RDMC identifies and solicits data that are representative of research and scholarship conducted at UNC-CH.  Data to be published in UNC Dataverse must meet the following criteria: 

  • The data provider is a member of UNC-CH or an official affiliate. 
  • The data being submitted do not contain any personally identifiable information or personal health information (PII/PHI). 
  • The data being submitted comply with the UNC Dataverse Terms of Use and any relevant legal authorities and regulations.  

Re-Appraisal 

RDMC performs a re-appraisal of all data submissions based on the collecting mission of UNC Dataverse and established standards of professional archival practice. Data are appraised at the end of the RDMC preservation commitment period of 10 years. Re-appraisal will include a data retention review wherein RDMC staff assess the data on primary and secondary criteria such as but not limited to: 

Primary criteria:  

  • The data have substantive value to research 
  • The data have influence on the body of knowledge 
  • The data have enduring value to the Designated Community 
  • The data are unique (i.e., the data are not available in another repository) 
  • The data cover a significant or useful timeframe or date span for study 
  • The data has not met or exceeded the funder’s data retention requirements. 
  • The costs are minimal for continuing to store, preserve, and maintain access to these data  

Secondary criteria:  

  • The data support or expand upon subject area concentrations 
  • The data address substantive gaps in existing holdings 
  • The data are in sound physical condition  
  • The data meet quality standards for accuracy and interpretability 
  • The data are accompanied by complete and readable documentation 

Accepted File Formats 

UNC Dataverse accepts data in a variety of formats but prefers numeric data to be fully documented SPSS (.sav), R (.RData), Stata (.dta), or Microsoft Excel (.xlsx) files containing variable and value labels with complete and accurate documentation. Text file formats recommendations include .txt, .pdf, or .pdf/a. 

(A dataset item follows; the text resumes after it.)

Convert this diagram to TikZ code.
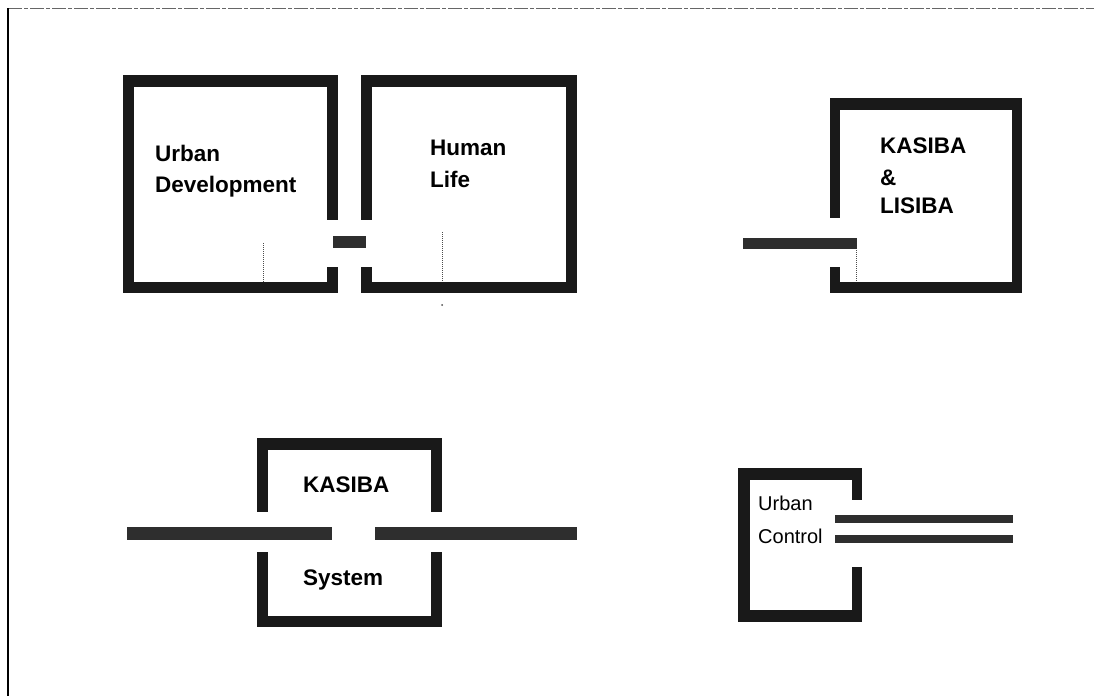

For all other file types, the repository prefers formats that are: 

  • Widely adopted by the designated community 
  • Able to be converted or transferred to formats widely adopted by the designated community 
  • Non-proprietary or open source 
  • Free of external software dependencies 
  • Well-documented 

Levels of Curation 

RDMC employs three primary levels of curation for UNC Dataverse collections: basic curation, advanced curation, and self-archiving. These curation levels are assigned to data submissions based on the specific processing requirements of the data as well as the value of the data to the Designated Community as determined during the appraisal process. For data submissions that require curation beyond the advanced level or otherwise require specialized processing beyond the capabilities of the RDMC, RDMC will seek third-party service providers to deliver the necessary level of curation support for and stewardship of these data. 

Basic Curation 

Basic curation is assigned to data submissions for which a significant amount of the required processing has already been completed by the depositor. The following are basic curation tasks that are completed prior to data archiving and distribution:  

  • Submissions are reviewed for funder compliance 
  • Common file formats are normalized to preferred file formats 
  • Citation metadata and persistent identifiers are generated 
  • Archival backups and fixity checks are performed 

Advanced Curation 

Data submissions requiring intensive curation include data that are considered of great potential value to the Designated Community. In addition to the tasks associated with basic curation, these data undergo various advanced curation tasks according to the specific needs of the data. Advanced curation may include the following tasks:    

  • Data are reviewed for accuracy and interpretability 
  • Data are reviewed to detect the presence of direct identifiers 
  • Documentation is reviewed for the inclusion of complete data definitions  
  • Data are converted programmatically to preferred file formats  
  • Additional descriptive metadata are generated to facilitate discovery and reuse 
  • Data containing personally identifiable information or protected health information are de-identified to produce a public-use version of the data 
  • Provisions are put in place to resolve data confidentiality, privacy, and ethical concerns 
  • Missing descriptive information is recovered from available resources and assembled into a more complete document set 
  • Provisions for large-scale data ingest and archiving 

The substantial cost of labor and expertise required to perform basic and advanced curation requires that the RDMC recover these costs through service contracts or grant funding.  

Self-Archiving  

UNC Dataverse offers its user community the option to self-archive their data. Using the UNC Dataverse archival platform, individuals may deposit their data in an open-access collection that is administered by the contributor themselves. Self-Archive submissions only receive curation functions performed by the repository system (e.g., persistent identifier, standardized metadata, derivative file format generation). RDMC staff do not perform any basic or advanced curation tasks on these data; however, the data are periodically audited for appropriateness, quality, and policy compliance. Self-depositors should consult UNC Dataverse Support to prepare materials for submission. Individuals who opt for the self-archive option are required to review, agree to, and abide by the UNC Dataverse Terms of Use and all other RDMC UNC Dataverse policies and guidelines. 

Policy Review 

The Research Data Management Core Collection Development Policy is subject to a three-year review. The current policy was approved and issued on February 1, 2025.